В течение нескольких следующих веков вторая группа мудрецов — амораим (толкователи) — изучала Мишну, обсуждая ее строчку за строчкой; споры кипели в ученых собраниях, на площадях и в домах, дети опровергали отцов — и так поколение за поколением. Таким-то образом и создавался Талмуд. За четырьмя или пятью фразами Мишны, в которых выражена суть закона, следует страница — а то и двадцать страниц — комментариев, скрупулезного законоведческого анализа на иврите и на арамейском языке; этот анализ нередко перерастает в притчи, стихотворения, молитвы, исторические ссылки, научные рассуждения или застольные шутки. Это и есть Гемара (что значит «завершение»).

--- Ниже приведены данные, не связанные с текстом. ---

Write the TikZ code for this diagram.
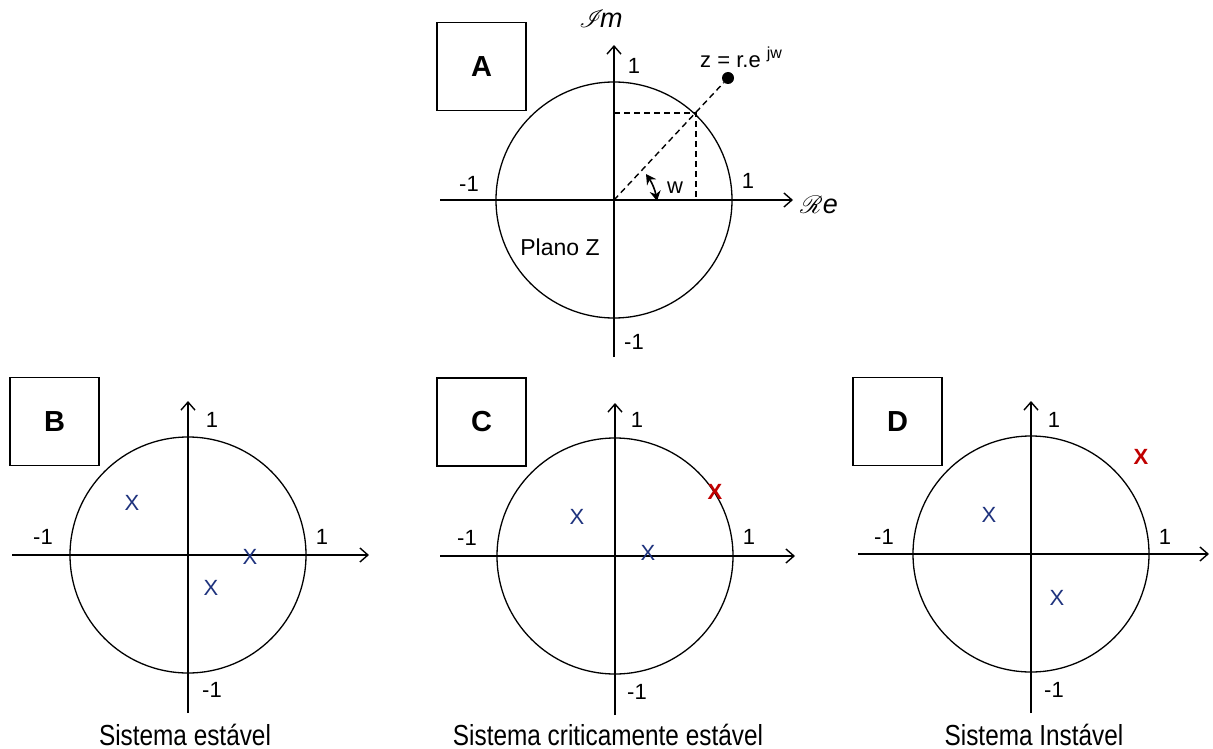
\documentclass[tikz,border=0pt]{standalone}
\usepackage{fontspec}
\setmainfont{Liberation Sans}
\usepackage{mathrsfs}
\usetikzlibrary{arrows.meta}
\definecolor{poleblue}{RGB}{30,50,125}
\definecolor{polered}{RGB}{192,0,0}
\begin{document}
\begin{tikzpicture}[x=1pt,y=-1pt,
  axis/.style={line width=1.5pt,-{Straight Barb[length=8pt,width=14pt,line width=1.4pt]}},
  unitc/.style={line width=1.3pt},
  lab/.style={font=\fontsize{22}{24}\selectfont,inner sep=0pt},
  pole/.style={text=poleblue,font=\fontsize{22}{24}\selectfont,inner sep=0pt},
  polex/.style={text=polered,font=\bfseries\fontsize{22}{24}\selectfont,inner sep=0pt},
  panelbox/.style={draw,line width=1.3pt,minimum width=89pt,minimum height=88pt,inner sep=0pt,font=\bfseries\fontsize{29}{30}\selectfont},
  capt/.style={font=\fontsize{29}{32}\selectfont,xscale=0.84,inner sep=0pt,anchor=base},
  dashl/.style={line width=1.4pt,dash pattern=on 6pt off 4pt}]
\useasboundingbox (0,0) rectangle (1213,749);

% ---------------- Panel A ----------------
\node[panelbox] (boxA) at (481.5,66.5) {A};
\coordinate (oA) at (614,200);
\coordinate (aAl) at (440,200);
\coordinate (aAr) at (793,200);
\coordinate (aAb) at (614,357);
\coordinate (aAt) at (614,45);
\draw[unitc] (oA) circle[radius=118];
\draw[axis] (aAl) -- (aAr);
\draw[axis] (aAb) -- (aAt);
\coordinate (pA) at (696,113);
\coordinate (pAx) at (696,200);
\coordinate (pAy) at (614,113);
\draw[dashl] (pAy) -- (pA) -- (pAx);
\node[circle,fill=black,inner sep=0pt,minimum size=12pt] (zdot) at (728,78) {};
\draw[dashl] (oA) -- (zdot);
\node[lab,anchor=base west] (zlab) at (700,68) {z = r.e \raisebox{9pt}{\fontsize{16}{17}\selectfont jw}};
\coordinate (wA) at (646,174);
\coordinate (wB) at (657,201);
\draw[line width=1.6pt,{Stealth[length=10pt,width=11pt]}-{Stealth[length=10pt,width=11pt]}] (wA) to[bend left=12] (wB);
\node[lab] (wlab) at (675,188) {w};
\node[lab] (a1t) at (634,66) {1};
\node[lab] (a1l) at (469,184) {-1};
\node[lab] (a1r) at (748,181) {1};
\node[lab] (a1b) at (634,342) {-1};
\node[lab,font=\fontsize{23}{26}\selectfont] (plano) at (560,247) {Plano Z};
\node[inner sep=0pt,font=\fontsize{27}{28}\selectfont] (imlab) at (601,19) {$\mathscr{I}\!\mathit{m}$};
\node[inner sep=0pt,font=\fontsize{27}{28}\selectfont] (relab) at (819,205) {$\mathscr{R}\mathit{e}$};

% ---------------- Panel B ----------------
\node[panelbox] (boxB) at (54.5,421.5) {B};
\coordinate (oB) at (188,555);
\coordinate (aBl) at (12,555);
\coordinate (aBr) at (369,555);
\coordinate (aBb) at (188,713);
\coordinate (aBt) at (188,401);
\draw[unitc] (oB) circle[radius=118];
\draw[axis] (aBl) -- (aBr);
\draw[axis] (aBb) -- (aBt);
\node[lab] (b1t) at (212,420) {1};
\node[lab] (b1l) at (43,537) {-1};
\node[lab] (b1r) at (322,537) {1};
\node[lab] (b1b) at (212,690) {-1};
\node[pole] (bp1) at (132,503) {X};
\node[pole] (bp2) at (250,557) {X};
\node[pole] (bp3) at (211,588) {X};
\node[capt] (capB) at (185,745) {Sistema estável};

% ---------------- Panel C ----------------
\node[panelbox] (boxC) at (481.5,422) {C};
\coordinate (oC) at (615,556);
\coordinate (aCl) at (440,556);
\coordinate (aCr) at (795,556);
\coordinate (aCb) at (615,715);
\coordinate (aCt) at (615,403);
\draw[unitc] (oC) circle[radius=118];
\draw[axis] (aCl) -- (aCr);
\draw[axis] (aCb) -- (aCt);
\node[lab] (c1t) at (637,420) {1};
\node[lab] (c1l) at (467,538) {-1};
\node[lab] (c1r) at (749,537) {1};
\node[lab] (c1b) at (637,692) {-1};
\node[pole] (cp1) at (577,517) {X};
\node[pole] (cp2) at (648,553) {X};
\node[polex] (cp3) at (715,492) {X};
\node[capt] (capC) at (608,745) {Sistema criticamente estável};

% ---------------- Panel D ----------------
\node[panelbox] (boxD) at (897.5,421.5) {D};
\coordinate (oD) at (1031,554);
\coordinate (aDl) at (858,554);
\coordinate (aDr) at (1209,554);
\coordinate (aDb) at (1031,713);
\coordinate (aDt) at (1031,401);
\draw[unitc] (oD) circle[radius=118];
\draw[axis] (aDl) -- (aDr);
\draw[axis] (aDb) -- (aDt);
\node[lab] (d1t) at (1054,420) {1};
\node[lab] (d1l) at (884,537) {-1};
\node[lab] (d1r) at (1165,537) {1};
\node[lab] (d1b) at (1054,690) {-1};
\node[pole] (dp1) at (989,515) {X};
\node[pole] (dp2) at (1057,598) {X};
\node[polex] (dp3) at (1141,457) {X};
\node[capt] (capD) at (1034,745) {Sistema Instável};
\end{tikzpicture}
\end{document}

Год за годом амораим пылко дискутировали друг с другом, содержание споров передавалось из поколения в поколение, толкования наслаивались одно на другое и разрастались как снежный ком, с каждым следующим десятилетием налагая новое бремя на память знатоков Талмуда. Наконец, запомнить все это для большинства людей стало настолько же невозможно, насколько сейчас невозможно запомнить Британскую энциклопедию. В это время рушилась Римская империя, Средиземноморье раздиралось войнами, связи между евреями, жившими в разных краях, ослабли и грозили совсем прерваться, а это означало бы конец существования народа, изгнанного и разбросанного по свету. И тогда двое из последних толкователей Талмуда — Рав Аши и Равина — решили порвать с установленной традицией, согласно которой Гемара была неписаным сводом познаний. Они старательно записали все, что смогли, из трехвековых еврейских дебатов по поводу Танаха и по поводу Мишны. Таким образом они оформили тот самый Талмуд, за который четырнадцать веков спустя — тридцать лет тому назад — засадил меня мой дед.
Более чем какая-либо другая книга, Талмуд читается как расшифрованные стенографические заметки. Споры, разговоры следуют один за другим — страстные, многозначительные, лаконичные, запечатленные в четких ритмах, хорошо запоминаемых. Доминирует драматическая форма — то есть вся Гемара написана в виде диалогов.